Should Red Band Trailers online be censored because of underage viewers?

[image-1]In my opinion, it requires anyone to either put in their correct date, and see it, or lie about their birth date. If the children are lying about their date, then the parents need to be aware their child is lying, and redband trailers are the least of their worries. However, I don’t know what parents are wanting studios to do, if the trailer goes online, which is a great way to get the attention of the internet community, there doesn’t seem to be much more they can do to ensure the trailer is not viewed by the improper audience, without ensuring the trailer is not embedded on other sites, which would hurt traffic, and defeat the purpose.


I am not a parent, so I admit I am not able to see the whole picture, but like so many other issues, it seems to me parents need to take responsibility for their children, and pass that same responsibility on to their children. If the parents deem content of a violent or sexual content not appropriate, then the child needs to be responsible enough not to see it. If, as a parent, they don’t think the child is able to do that, then that is something a parent needs to be taking care of. Either make sure the Internet is supervised, or locked to ensure they are not able to see such content.

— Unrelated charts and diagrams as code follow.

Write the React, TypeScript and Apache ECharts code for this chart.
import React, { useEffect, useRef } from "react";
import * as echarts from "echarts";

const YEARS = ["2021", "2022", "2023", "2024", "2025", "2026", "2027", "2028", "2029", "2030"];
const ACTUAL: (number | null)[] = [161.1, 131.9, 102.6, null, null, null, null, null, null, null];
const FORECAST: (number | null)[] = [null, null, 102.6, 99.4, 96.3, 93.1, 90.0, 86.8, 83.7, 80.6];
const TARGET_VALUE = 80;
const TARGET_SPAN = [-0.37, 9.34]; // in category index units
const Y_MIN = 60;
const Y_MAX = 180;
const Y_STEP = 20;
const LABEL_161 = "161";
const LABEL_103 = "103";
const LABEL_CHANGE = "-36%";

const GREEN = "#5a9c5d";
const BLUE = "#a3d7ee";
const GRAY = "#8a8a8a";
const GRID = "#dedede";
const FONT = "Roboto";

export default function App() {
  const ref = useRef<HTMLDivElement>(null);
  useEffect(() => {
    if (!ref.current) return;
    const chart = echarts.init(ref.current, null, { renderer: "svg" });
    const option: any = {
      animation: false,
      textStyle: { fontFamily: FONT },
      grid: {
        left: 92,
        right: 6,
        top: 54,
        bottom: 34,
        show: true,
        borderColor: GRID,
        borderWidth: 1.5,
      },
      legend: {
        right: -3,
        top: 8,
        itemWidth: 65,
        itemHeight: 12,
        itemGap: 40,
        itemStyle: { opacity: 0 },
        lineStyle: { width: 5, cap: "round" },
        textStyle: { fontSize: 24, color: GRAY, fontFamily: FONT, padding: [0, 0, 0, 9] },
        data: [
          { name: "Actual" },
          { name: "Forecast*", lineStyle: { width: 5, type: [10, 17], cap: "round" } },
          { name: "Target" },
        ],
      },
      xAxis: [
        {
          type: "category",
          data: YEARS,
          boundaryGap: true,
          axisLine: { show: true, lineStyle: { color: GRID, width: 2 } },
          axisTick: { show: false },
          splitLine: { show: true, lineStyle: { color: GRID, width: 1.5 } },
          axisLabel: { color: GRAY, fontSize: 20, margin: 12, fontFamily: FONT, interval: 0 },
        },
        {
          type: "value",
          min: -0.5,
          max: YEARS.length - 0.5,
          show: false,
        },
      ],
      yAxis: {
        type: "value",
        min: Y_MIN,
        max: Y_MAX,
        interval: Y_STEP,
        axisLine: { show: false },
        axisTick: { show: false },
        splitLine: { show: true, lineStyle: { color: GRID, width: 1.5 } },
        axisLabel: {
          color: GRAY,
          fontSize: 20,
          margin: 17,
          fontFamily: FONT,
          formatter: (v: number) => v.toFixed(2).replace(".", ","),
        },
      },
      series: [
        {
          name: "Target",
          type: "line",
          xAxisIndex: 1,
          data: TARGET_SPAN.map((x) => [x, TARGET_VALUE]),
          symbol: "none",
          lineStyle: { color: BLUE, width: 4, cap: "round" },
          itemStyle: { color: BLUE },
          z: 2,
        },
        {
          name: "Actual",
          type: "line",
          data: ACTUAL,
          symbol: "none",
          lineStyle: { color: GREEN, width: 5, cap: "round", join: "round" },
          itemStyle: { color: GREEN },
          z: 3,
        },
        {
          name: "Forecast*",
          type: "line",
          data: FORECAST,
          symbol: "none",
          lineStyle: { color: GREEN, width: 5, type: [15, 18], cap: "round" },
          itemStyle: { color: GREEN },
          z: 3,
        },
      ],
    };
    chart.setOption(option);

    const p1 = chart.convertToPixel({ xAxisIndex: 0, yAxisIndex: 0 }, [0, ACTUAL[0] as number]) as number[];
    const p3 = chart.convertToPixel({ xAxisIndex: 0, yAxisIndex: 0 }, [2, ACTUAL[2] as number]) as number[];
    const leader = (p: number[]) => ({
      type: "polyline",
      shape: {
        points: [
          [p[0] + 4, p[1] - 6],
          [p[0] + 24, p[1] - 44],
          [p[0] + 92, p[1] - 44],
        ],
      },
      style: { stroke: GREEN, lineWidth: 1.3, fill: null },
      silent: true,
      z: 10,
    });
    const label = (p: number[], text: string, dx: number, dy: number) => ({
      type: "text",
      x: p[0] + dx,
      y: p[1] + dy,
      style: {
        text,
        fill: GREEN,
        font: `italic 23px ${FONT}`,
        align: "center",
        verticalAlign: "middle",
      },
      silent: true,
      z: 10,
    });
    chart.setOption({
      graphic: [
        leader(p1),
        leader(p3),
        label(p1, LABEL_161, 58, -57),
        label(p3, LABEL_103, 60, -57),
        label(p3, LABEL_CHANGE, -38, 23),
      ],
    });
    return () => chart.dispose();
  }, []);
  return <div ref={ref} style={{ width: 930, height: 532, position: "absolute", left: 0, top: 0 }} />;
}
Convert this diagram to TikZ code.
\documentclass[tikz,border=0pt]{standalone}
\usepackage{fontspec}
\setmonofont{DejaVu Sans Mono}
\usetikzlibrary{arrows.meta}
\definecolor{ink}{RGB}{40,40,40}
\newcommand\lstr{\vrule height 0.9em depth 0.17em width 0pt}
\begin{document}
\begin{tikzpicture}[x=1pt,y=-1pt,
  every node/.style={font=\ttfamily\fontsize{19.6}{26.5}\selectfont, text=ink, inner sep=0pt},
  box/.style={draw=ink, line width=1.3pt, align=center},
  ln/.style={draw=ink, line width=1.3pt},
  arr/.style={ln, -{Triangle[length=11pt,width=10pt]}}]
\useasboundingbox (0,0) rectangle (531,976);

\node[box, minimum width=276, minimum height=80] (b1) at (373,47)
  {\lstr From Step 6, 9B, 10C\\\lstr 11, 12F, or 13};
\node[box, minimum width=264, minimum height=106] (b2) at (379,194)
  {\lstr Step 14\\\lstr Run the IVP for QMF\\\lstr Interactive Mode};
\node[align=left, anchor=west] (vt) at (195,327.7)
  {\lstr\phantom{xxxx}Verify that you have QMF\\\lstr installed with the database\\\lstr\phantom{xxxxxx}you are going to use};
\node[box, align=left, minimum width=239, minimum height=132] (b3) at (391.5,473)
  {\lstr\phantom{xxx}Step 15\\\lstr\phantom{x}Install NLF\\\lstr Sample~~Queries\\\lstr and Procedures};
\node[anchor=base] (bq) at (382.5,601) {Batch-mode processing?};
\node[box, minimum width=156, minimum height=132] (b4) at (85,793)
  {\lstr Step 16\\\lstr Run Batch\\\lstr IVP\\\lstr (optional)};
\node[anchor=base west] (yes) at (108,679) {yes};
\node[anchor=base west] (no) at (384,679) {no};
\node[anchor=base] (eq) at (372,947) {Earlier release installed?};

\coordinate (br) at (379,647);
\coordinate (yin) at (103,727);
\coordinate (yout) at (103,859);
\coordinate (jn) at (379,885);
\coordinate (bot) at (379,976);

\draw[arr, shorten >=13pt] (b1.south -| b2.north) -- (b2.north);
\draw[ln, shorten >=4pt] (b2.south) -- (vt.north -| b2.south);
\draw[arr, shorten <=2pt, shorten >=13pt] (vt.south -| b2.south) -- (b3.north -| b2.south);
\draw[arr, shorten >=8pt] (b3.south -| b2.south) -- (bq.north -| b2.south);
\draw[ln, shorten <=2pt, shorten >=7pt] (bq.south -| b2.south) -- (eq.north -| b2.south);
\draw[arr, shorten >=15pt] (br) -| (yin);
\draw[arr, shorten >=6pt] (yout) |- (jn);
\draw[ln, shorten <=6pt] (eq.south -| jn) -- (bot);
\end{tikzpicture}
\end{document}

When parents blame the studio for putting out content, they need to realize 10 and 12 year-olds are not their targeted  demographic -- it is usually the 18-25 year old males that they are aiming to reach -- and as a result should not be held responsible for people outside the demographic that get hold of the video.


It is the Internet, and the United States loves the idea of having free reign of the information, ideas and people on the Internet. As such, you can’t have it both ways: either censor the information, and stop claiming we give free reign to the world wide web, or tell the parents to do their job and take charge of their own children.

As the recent success of the Kick-Ass preview shows, Red Band Trailers (R/NC-17/unrated) are extremely popular online. Some people are complaining that images of little children cursing and killing people are too much for their own kids to see, but should studios stop distributing the extreme content, and are they doing enough to make it out of kids reach?

Red Band trailers are previews that are not rated by the MPAA and generally contain content not appropriate for all audiences. These trailers that are passed around websites with ease are all the rage online. Currently, you have to enter your birth date to be able to view the trailer. Is that enough to ensure that the audience under 18 is not able to see the material considered not suitable for them?